930. Could I probe a little bit further what
the task of the Implementation Unit is, which I think you head
(Lord Simon of Highbury) Nothing to do with me guv!
931. So this stuff we have had in the press
about the Implementation Unit linked to your name is
(Lord Simon of Highbury) No.
932. Could you tell us what you do?
(Lord Simon of Highbury) I offer advice if asked.
933. And how many days a week do you find yourself
devoted to offering advice to the Government?
(Lord Simon of Highbury) Some weeks none, some weeks
two or three. I have only been doing this job for 15 to 18 months
so it is hard to see a pattern.
934. How many man days have you devoted to giving
advice over the last 18 months?
(Lord Simon of Highbury) I have no idea because I
do not charge for my services so I do not have to keep a record.
935. You do not know whether it is ten days
or 50 days?
(Lord Simon of Highbury) It may be over the last 500
days 300 days of thinking time and 60 days of activity.
936. Do you have any position as an adviser?
Do you have any formal position in any respect whatsoever?
(Lord Simon of Highbury) None. As an unpaid adviser
I give advice if people ask for it.
937. Do you do that on the basis of government
papers? Do you see government papers from time to time?
(Lord Simon of Highbury) I have seen government papers
from time to time like the draft of the Public Services' Productivity
paper which the Chairman was talking about from the Treasury.

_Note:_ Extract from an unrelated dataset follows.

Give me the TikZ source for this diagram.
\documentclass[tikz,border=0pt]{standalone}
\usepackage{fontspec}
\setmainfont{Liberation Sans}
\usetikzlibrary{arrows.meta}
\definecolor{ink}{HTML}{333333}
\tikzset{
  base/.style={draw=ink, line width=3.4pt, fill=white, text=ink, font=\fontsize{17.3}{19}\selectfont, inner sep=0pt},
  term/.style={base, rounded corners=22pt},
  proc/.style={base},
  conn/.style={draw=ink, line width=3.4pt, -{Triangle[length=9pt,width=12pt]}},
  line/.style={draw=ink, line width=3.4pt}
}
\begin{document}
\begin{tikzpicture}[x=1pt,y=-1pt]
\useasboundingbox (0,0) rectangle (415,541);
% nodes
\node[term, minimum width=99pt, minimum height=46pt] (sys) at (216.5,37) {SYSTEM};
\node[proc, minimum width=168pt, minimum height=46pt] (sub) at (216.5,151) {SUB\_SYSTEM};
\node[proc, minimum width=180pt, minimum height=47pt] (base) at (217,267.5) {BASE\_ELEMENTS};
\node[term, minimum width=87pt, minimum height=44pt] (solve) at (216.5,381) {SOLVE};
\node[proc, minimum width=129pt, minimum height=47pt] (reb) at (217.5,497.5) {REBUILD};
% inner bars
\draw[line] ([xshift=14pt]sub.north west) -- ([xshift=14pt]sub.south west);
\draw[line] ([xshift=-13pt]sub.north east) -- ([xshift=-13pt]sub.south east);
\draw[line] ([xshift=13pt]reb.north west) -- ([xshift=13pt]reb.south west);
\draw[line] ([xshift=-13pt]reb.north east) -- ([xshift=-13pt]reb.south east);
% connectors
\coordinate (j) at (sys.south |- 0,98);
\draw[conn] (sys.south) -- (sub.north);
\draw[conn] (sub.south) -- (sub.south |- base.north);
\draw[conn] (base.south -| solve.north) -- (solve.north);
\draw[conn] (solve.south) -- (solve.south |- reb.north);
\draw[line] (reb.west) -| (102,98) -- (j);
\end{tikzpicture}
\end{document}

Since I was one of the panel I drafted some of it and you will
see my name put to some of it. The same with Modernising Government
and the reports on Civil Service reform. Those, as they have been
drafted, I have seen in part as they have come through.
938. Do they come via the Cabinet Secretary?
(Lord Simon of Highbury) Via the Cabinet Secretary
or one of the Departments. I am a member of the board of the Centre
for Management and Policy Studies (CMPS).
939. Do you hold or have or attend meetings
with the Cabinet Secretary at which Civil Service reform is discussed?
(Lord Simon of Highbury) Yes I have done. The board
discusses that matter. It is mainly about the training and learning
side, the development of programmes.